The most common type of constraint is a foreign key, in which one table points to another. For example:

CREATE TABLE Appointments (
    person_id    INTEGER     NOT NULL  REFERENCES People,
    starting_time    TIMESTAMP NOT NULL,
    duration           INTERVAL NOT NULL,
    notes TEXT NULL

If we try to create an appointment that refers to a non-existent person, we will be rejected:

INSERT INTO Appointments (person_id, starting_time, duration, notes)
    VALUES (5000, '2007-Feb-12 13:00', interval '1 hour', 'Lunch');

ERROR: insert or update on table "appointments" violates foreign key
constraint "appointments_person_id_fkey"
DETAIL: Key (person_id)=(5000) is not present in table "people".

Foreign-key constraints help in the other direction as well. If you try to drop a row to which a foreign key points, PostgreSQL will refuse the request, indicating that you must first delete the foreign key. You can adjust the rules for these constraints by setting the ON UPDATE or ON DELETE modifiers to the foreign key definition.

Other Features

This list of features is just the tip of the iceberg. And that's part of the magic of PostgreSQL—out of the box, it's straightforward and easy to use, but you almost always can redefine and extend existing functionality with your own code and data. The built-in operators, along with the flexible ways in which they can be combined and further enhanced with your own functions and definitions, make for a powerful combination. I don't often use unions or intersections, but I do often use views.

For example, one of my favorite features is the ability to use subselects just about anywhere you would have a value. If you have someone's e-mail address, you can use that to INSERT a row into Appointments in a single command:

INSERT INTO Appointments (person_id, starting_time, duration, notes)
                 FROM People
               WHERE email_address = ''),
            '2007-Feb-12 13:00', interval '1 hour', 'Lunch');

If the existing data types aren't enough, we can construct our own. PostgreSQL already comes with a number of existing data types, including geometric shapes, IP addresses and even ISBNs.

If we want to create more than one table with similar characteristics, we can take advantage of PostgreSQL's object-oriented features. Thus, we could have a People table and a Managers table, in which the definition of Manager inherits the characteristics of People and adds its own extensions.

You also can create your own server-side functions, in a variety of different languages—from PostgreSQL's own Pl/pgsql to specialized versions of Perl, Python, Tcl, Java, Ruby and the R statistical language. These functions can return individual values or entire tables, and can be used in triggers. You also can use these functions to rewrite the rules for inserting, updating and deleting data from a table or even a view.
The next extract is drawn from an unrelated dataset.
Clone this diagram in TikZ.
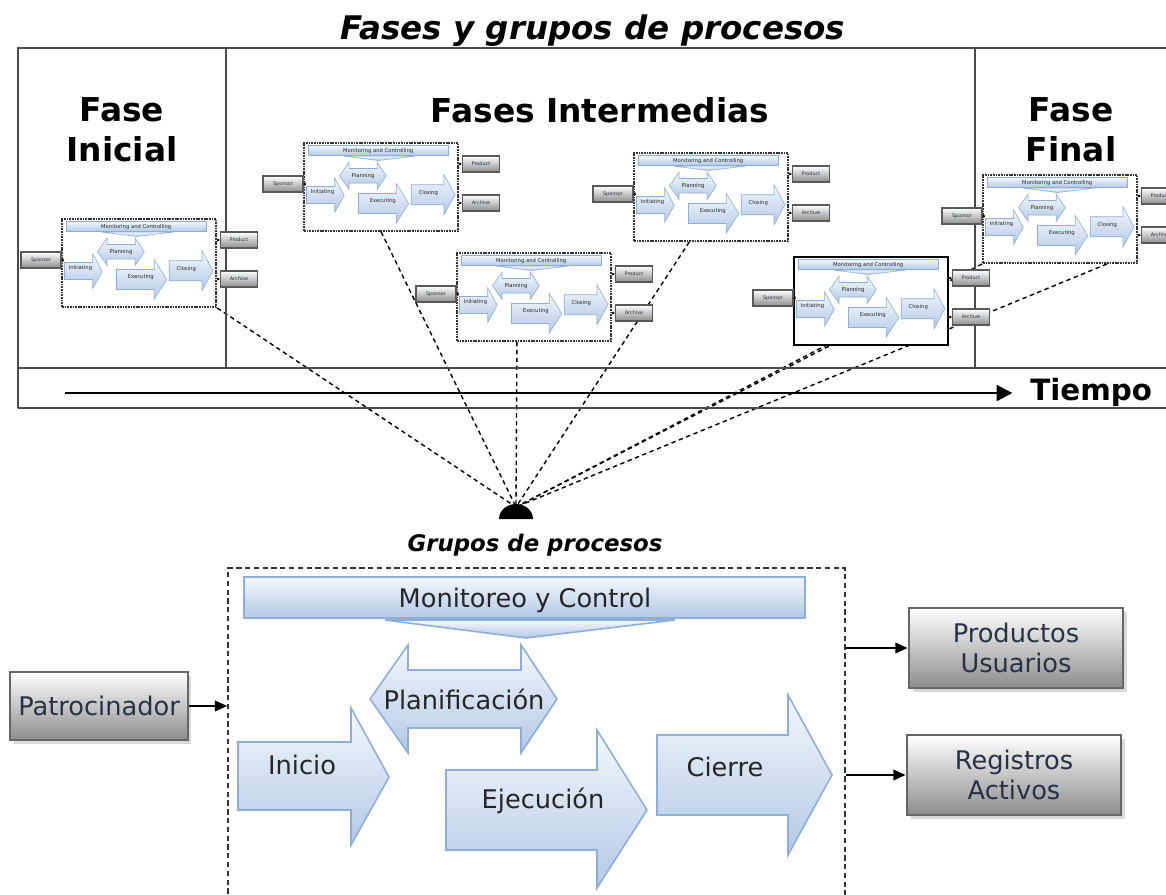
\documentclass[tikz,border=0pt]{standalone}
\usepackage{fontspec}
\setmainfont{DejaVu Sans}[ItalicFont={DejaVu Sans Oblique},BoldFont={DejaVu Sans Bold},BoldItalicFont={DejaVu Sans Bold Oblique}]
\usetikzlibrary{arrows.meta,shadows,fit,calc,backgrounds}
\definecolor{bborder}{HTML}{8EAEDA}
\definecolor{btop}{HTML}{F5F8FD}
\definecolor{bbot}{HTML}{B2C8E6}
\definecolor{gtxt}{HTML}{263246}
\definecolor{framec}{HTML}{4A4A4A}

\newcommand\pshapes[1]{%
  \path[blueshape] (16,9) rectangle (577,50);
  \path[blueshape] (157,52) -- (447,52) -- (298,70) -- cycle;
  \path[blueshape] (142,131) -- (180,77) -- (180,102) -- (293,102) -- (293,77) -- (329,131) -- (293,185) -- (293,160) -- (180,160) -- (180,185) -- cycle;
  \path[blueshape] (10,174) -- (123,174) -- (123,140) -- (161,209) -- (123,277) -- (123,242) -- (10,242) -- cycle;
  \path[blueshape] (218,202) -- (369,202) -- (369,162) -- (419,242) -- (369,320) -- (369,282) -- (218,282) -- cycle;
  \path[blueshape] (429,167) -- (560,167) -- (560,127) -- (604,207) -- (560,287) -- (560,247) -- (429,247) -- cycle;
  \coordinate (#1-barc) at (297,32);
  \coordinate (#1-planc) at (236,131);
  \coordinate (#1-inic) at (74,197);
  \coordinate (#1-ejec) at (315,233);
  \coordinate (#1-ciec) at (497,199);
  \coordinate (#1-nw) at (0,0);
  \coordinate (#1-se) at (617,352);
}

\newcommand\minigroup[4]{%
  \begin{scope}[shift={(#2,#3)}, scale=0.25, blueshape/.append style={line width=0.35pt}]
    \fill[white] (0,0) rectangle (617,352);
    \pshapes{#1}
    \node[fit=(#1-nw)(#1-se), inner sep=0pt, #4] (#1) {};
    \node[minilbl] (#1-l1) at (#1-barc) {Monitoring and Controlling};
    \node[minilbl] (#1-l2) at (#1-planc) {Planning};
    \node[minilbl] (#1-l3) at (#1-inic) {Initiating};
    \node[minilbl] (#1-l4) at (#1-ejec) {Executing};
    \node[minilbl] (#1-l5) at (#1-ciec) {Closing};
    \node[minibox, minimum width=0.8cm] (#1-sp) at (-84,164) {Sponsor};
    \node[minibox] (#1-pr) at (708,84) {Product};
    \node[minibox] (#1-ar) at (708,240) {Archive};
    \draw[miniarr] (#1-sp.east) -- (#1-sp.east -| #1.west);
    \draw[miniarr] (#1-pr.west -| #1.east) -- (#1-pr.west);
    \draw[miniarr] (#1-ar.west -| #1.east) -- (#1-ar.west);
  \end{scope}}

\begin{document}
\begin{tikzpicture}[x=0.02cm,y=-0.02cm,
  blueshape/.style={draw=bborder, line width=0.9pt, top color=btop, bottom color=bbot},
  frameline/.style={draw=framec, line width=1.5pt},
  heading/.style={font=\bfseries\fontsize{18.7}{22.7}\selectfont, align=center, inner sep=0pt},
  lbl/.style={font=\fontsize{14.6}{17.5}\selectfont, text=black!85, inner sep=0pt},
  minilbl/.style={font=\fontsize{3}{3.5}\selectfont, text=black!85, inner sep=0pt},
  minibox/.style={draw=black!65, line width=0.6pt, top color=white, bottom color=black!45, minimum width=0.74cm, minimum height=0.32cm, inner sep=0pt, font=\fontsize{2.8}{3}\selectfont, text=gtxt},
  miniarr/.style={draw=black, line width=0.5pt, -{Triangle[length=1.5pt,width=1.5pt]}},
  minidot/.style={draw=black!80, line width=1.1pt, dash pattern=on 1pt off 0.5pt},
  minisolid/.style={draw=black, line width=1.3pt},
  graybox/.style={draw=black!60, line width=1.6pt, top color=white, bottom color=black!45, font=\fontsize{14.6}{17.5}\selectfont, text=gtxt, align=center, inner sep=0pt, drop shadow={shadow xshift=2pt, shadow yshift=-2pt, opacity=0.3}},
  arr/.style={draw=black, line width=1.2pt, -{Triangle[length=7pt,width=6pt]}},
  conv/.style={draw=black, line width=0.8pt, dash pattern=on 2.5pt off 2pt}
]
\useasboundingbox (0,0) rectangle (1166,894);
\clip (0,0) rectangle (1166,894);

% title
\node[font=\bfseries\itshape\fontsize{18.5}{22}\selectfont, inner sep=0pt] (title) at (593,31) {Fases y grupos de procesos};

% frame
\draw[frameline] (18,408) -- (18,48) -- (1170,48);
\draw[frameline] (226,48) -- (226,368);
\draw[frameline] (975,48) -- (975,368);
\draw[frameline] (18,368) -- (1170,368);
\draw[frameline] (18,408) -- (1170,408);

% headings
\node[heading] (h1) at (122,130) {Fase\\Inicial};
\node[heading] (h2) at (600,110) {Fases Intermedias};
\node[heading] (h3) at (1071,130) {Fase\\Final};

% time axis
\node[font=\bfseries\fontsize{16.7}{20}\selectfont, anchor=west, inner sep=0pt] (tiempo) at (1030,392) {Tiempo};
\coordinate (t0) at (65,393);
\draw[line width=1.3pt, -{Triangle[length=9pt,width=9pt]}, shorten >=10pt] (t0) -- (t0 -| tiempo.west);

% mini process groups
\minigroup{A}{62}{219}{minidot}
\minigroup{B}{304}{143}{minidot}
\minigroup{C}{457}{253}{minidot}
\minigroup{D}{634}{153}{minidot}
\minigroup{E}{794}{257}{minisolid}
\minigroup{F}{983}{175}{minidot}

% convergence point
\coordinate (blob) at (516,507);
\fill[black] (499,519) arc[start angle=180, end angle=360, x radius=17, y radius=15] -- cycle;

\begin{scope}[on background layer]
  \draw[conv] (A.south east) -- (blob);
  \draw[conv] (B.south) -- (blob);
  \draw[conv] ($(C.south west)!0.39!(C.south east)$) -- (blob);
  \draw[conv] ($(D.south west)!0.36!(D.south east)$) -- (blob);
  \draw[conv] ($(E.south west)!0.23!(E.south east)$) -- (blob);
  \draw[conv] (F.south west) -- (blob);
  \draw[conv] ($(F.south west)!0.8!(F.south east)$) -- (blob);
\end{scope}

% big process group
\node[font=\bfseries\itshape\fontsize{13}{16}\selectfont, inner sep=0pt] (gtitle) at (535,545) {Grupos de procesos};
\begin{scope}[shift={(228,568)}]
  \pshapes{G}
  \node[fit=(G-nw)(G-se), inner sep=0pt, draw=black!80, line width=0.9pt, dash pattern=on 3pt off 2pt] (G) {};
\end{scope}
\node[lbl] (mc) at (G-barc) {Monitoreo y Control};
\node[lbl] (pl) at (G-planc) {Planificación};
\node[lbl] (ini) at (G-inic) {Inicio};
\node[lbl] (eje) at (G-ejec) {Ejecución};
\node[lbl] (cie) at (G-ciec) {Cierre};

% external boxes
\node[graybox, minimum width=3.56cm, minimum height=1.36cm] (patro) at (99,706) {Patrocinador};
\node[graybox, minimum width=4.28cm, minimum height=1.6cm] (prod) at (1016,648) {Productos\\Usuarios};
\node[graybox, minimum width=4.28cm, minimum height=1.6cm] (regi) at (1014,775) {Registros\\Activos};

\draw[arr] (patro.east) -- (patro.east -| G.west);
\draw[arr] (prod.west -| G.east) -- (prod.west);
\draw[arr] (regi.west -| G.east) -- (regi.west);
\end{tikzpicture}
\end{document}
But, perhaps the most important feature of all is the built-in support for transactions. Transactions are an essential part of database programming, in that they allow us to combine multiple queries into one all-or-nothing action. The classic example of a transaction is the movement of money from one bank account to another; if the power goes out, you want to be sure that the money was moved, or that it wasn't. It would be unacceptable for the money to disappear altogether or for it to appear in both accounts when the lights come back on.

Recent versions of PostgreSQL have enhanced its transactional capabilities. Not only can you commit or roll back a transaction, but you also can define savepoints inside a transaction. If something goes wrong, you can either roll back the entire transaction or merely go to the previous savepoint. Moreover, PostgreSQL now supports two-phase commits, making it possible to synchronize distributed processes that require communication and coordination.

If anything goes wrong, PostgreSQL also provides a PITR (point-in-time recovery) through a write-ahead log (WAL), ensuring that even if the power is cut off at the most critical moment, transactions will be committed or rolled back, and that as many transactions as possible will be committed.

You might have noticed that I haven't mentioned locking at all. That's because, for the most part, PostgreSQL users don't have to worry about locking. The lack of locking is handled using a system known as MVCC (multiversion concurrency control), which has only one drawback, namely the creation of many unused and cast-off database rows. The traditional way to handle this in PostgreSQL is to VACUUM the database regularly, removing old rows and clearing up space. Recent versions now include an auto-vacuum agent, reducing or even eliminating the need to VACUUM on a regular basis.

Finally, recent versions of PostgreSQL include support for tablespaces. This means you can spread tables across different directories and filesystems, rather than keep everything under the directory defined by your installation. This can boost performance or reliability significantly, particularly on large databases.